Construction and manufactured products: Product-specific GB documents often combine material tests, dimensional checks, and acceptance requirements in one workflow.
Equipment Commonly Used with These Standards / Methods / References
Because GB standards span both material methods and finished-product requirements, the equipment path depends on the exact document.

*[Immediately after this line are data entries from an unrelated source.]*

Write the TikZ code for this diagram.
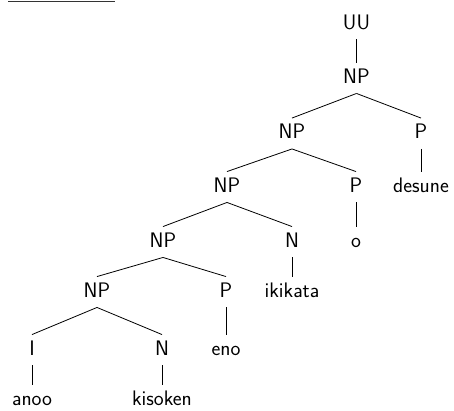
\documentclass[tikz,border=0pt]{standalone}
\begin{document}
\begin{tikzpicture}[x=1pt,y=-1pt,
  lab/.style={font=\sffamily\fontsize{21}{25}\selectfont, inner sep=0pt,
    text height=14.5pt, text depth=0pt, anchor=center},
  edge/.style={line width=0.8pt}]
\useasboundingbox (0,0) rectangle (454,410);
\draw[line width=1.1pt, black!80] (8,1.5) coordinate (r1) -- (115,1.5) coordinate (r2);
\node[lab] (uu) at (356.5,22) {UU};
\node[lab] (np1) at (356.5,76) {NP};
\node[lab] (np2) at (292,131.5) {NP};
\node[lab] (p1) at (421,131.5) {P};
\node[lab] (desune) at (421,185) {desune};
\node[lab] (np3) at (227,185) {NP};
\node[lab] (p2) at (356,185) {P};
\node[lab] (o) at (356,240) {o};
\node[lab] (np4) at (163,240) {NP};
\node[lab] (n1) at (292,240) {N};
\node[lab] (ikikata) at (292,290) {ikikata};
\node[lab] (np5) at (97,290) {NP};
\node[lab] (p3) at (226,290) {P};
\node[lab] (eno) at (226,348) {eno};
\node[lab] (i) at (32,348) {I};
\node[lab] (n2) at (162,348) {N};
\node[lab] (anoo) at (32,398) {anoo};
\node[lab] (kisoken) at (162,398) {kisoken};
\newcommand\br[2]{\draw[edge] ([yshift=-10pt]#1.south) -- ([yshift=6pt]#2.north);}
\br{uu}{np1}
\br{np1}{np2}
\br{np1}{p1}
\br{p1}{desune}
\br{np2}{np3}
\br{np2}{p2}
\br{p2}{o}
\br{np3}{np4}
\br{np3}{n1}
\br{n1}{ikikata}
\br{np4}{np5}
\br{np4}{p3}
\br{p3}{eno}
\br{np5}{i}
\br{np5}{n2}
\br{i}{anoo}
\br{n2}{kisoken}
\end{tikzpicture}
\end{document}
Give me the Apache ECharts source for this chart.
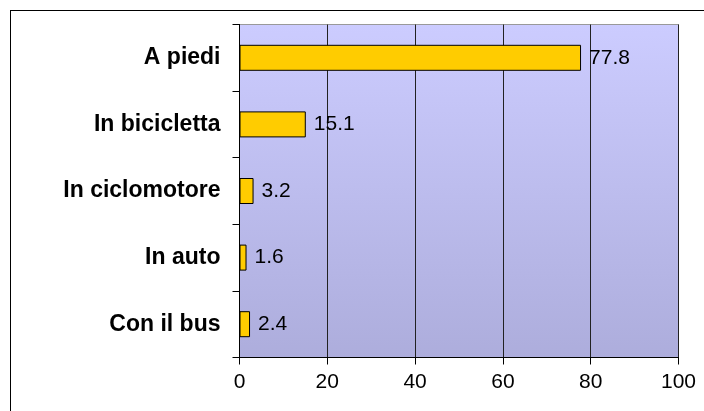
<!DOCTYPE html>
<html>
<head>
<meta charset="utf-8">
<script src="https://cdn.jsdelivr.net/npm/echarts@6/dist/echarts.min.js"></script>
<style>
  html, body { margin: 0; padding: 0; background: #fff; }
  #wrap { position: relative; width: 704px; height: 411px; overflow: hidden; }
  #frame { position: absolute; left: 10px; top: 10px; width: 720px; height: 430px; border: 1px solid #000; box-sizing: border-box; }
  #chart { position: absolute; left: 0; top: 0; width: 704px; height: 411px; }
</style>
</head>
<body>
<div id="wrap">
  <div id="frame"></div>
  <div id="chart"></div>
</div>
<script>
// dati del grafico
var categorie = ['A piedi', 'In bicicletta', 'In ciclomotore', 'In auto', 'Con il bus'];
var valori = [77.8, 15.1, 3.2, 1.6, 2.4];
var xMin = 0, xMax = 100, xStep = 20;

var myChart = echarts.init(document.getElementById('chart'));

var option = {
    animation: false,
    backgroundColor: 'transparent',
    textStyle: { fontFamily: '"Liberation Sans", Arial, sans-serif' },
    grid: {
        left: 239.5,
        top: 24.5,
        right: 25.5,
        bottom: 53.5,
        show: true,
        borderColor: '#999999',
        borderWidth: 1,
        backgroundColor: new echarts.graphic.LinearGradient(0, 0, 0, 1, [
            { offset: 0, color: '#CCCCFF' },
            { offset: 1, color: '#ADADDC' }
        ])
    },
    xAxis: {
        type: 'value',
        min: xMin,
        max: xMax,
        interval: xStep,
        axisLine: { show: true, lineStyle: { color: '#000', width: 1 } },
        axisTick: { show: true, inside: false, length: 7, lineStyle: { color: '#000' } },
        axisLabel: { color: '#000', fontSize: 21, margin: 14 },
        splitLine: { show: true, lineStyle: { color: '#222', width: 1 } }
    },
    yAxis: {
        type: 'category',
        inverse: true,
        data: categorie,
        axisLine: { show: true, lineStyle: { color: '#000', width: 1 } },
        axisTick: { show: true, inside: false, length: 7, lineStyle: { color: '#000' } },
        axisLabel: { color: '#000', fontSize: 23, fontWeight: 'bold', margin: 19 },
        splitLine: { show: false }
    },
    series: [{
        type: 'bar',
        data: valori,
        barWidth: 26,
        itemStyle: {
            color: '#FFCC00',
            borderColor: '#000',
            borderWidth: 1
        },
        label: {
            show: true,
            position: 'right',
            distance: 8,
            color: '#000',
            fontSize: 21
        }
    }]
};

myChart.setOption(option);
</script>
</body>
</html>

Even so, several instrument families appear repeatedly in GB-based laboratories.
Universal testing machines: Common for tensile, compression, bend, peel, and flexural workflows across metals, plastics, rubber, composites, and finished components.
Hardness testers: Frequently used where GB/T methods specify Brinell, Rockwell, Vickers, or related indentation-based checks.
Pendulum impact testers: Used for Charpy and other impact workflows that depend on controlled striker geometry and impact energy.
Specimen preparation tools: Important for machining coupons, cutting dumbbells, preparing notches, and controlling surface condition.
Metrology and conditioning tools: Micrometers, calipers, balances, ovens, and climate chambers are often needed to support specimen measurement and pre-test conditioning.
Typical accessories: Extensometers, grips, anvils, indenters, compression platens, bend fixtures, low-temperature accessories, and calibration standards.
Related Standards Organizations or Related Frameworks
GB methods are often reviewed alongside other widely used standards systems, especially when labs support multinational programs or compare customer requirements across markets.
Standardization Administration of China (SAC): The official administrative source for China’s national standardization system and GB standards information.
ISO: Many GB/T methods adopt or modify ISO methods, so ISO is commonly checked when harmonizing test procedures and equipment capability.
ASTM International: ASTM methods are frequently used in global supply chains and are often compared with GB/T requirements during test planning and supplier qualification.
Sector and product standards used in China: Depending on the application, GB references may also be used alongside sector-specific or product-specific Chinese requirements.
Get the Right Equipment for GB Testing Workflows
If your team works to GB or GB/T requirements, the key is to match the document’s method details to the right equipment family, fixtures, specimen preparation tools, and measurement accessories.
A practical equipment review should confirm the test type, force range, specimen geometry, conditioning needs, deformation measurement method, and reporting expectations before you buy or qualify a system.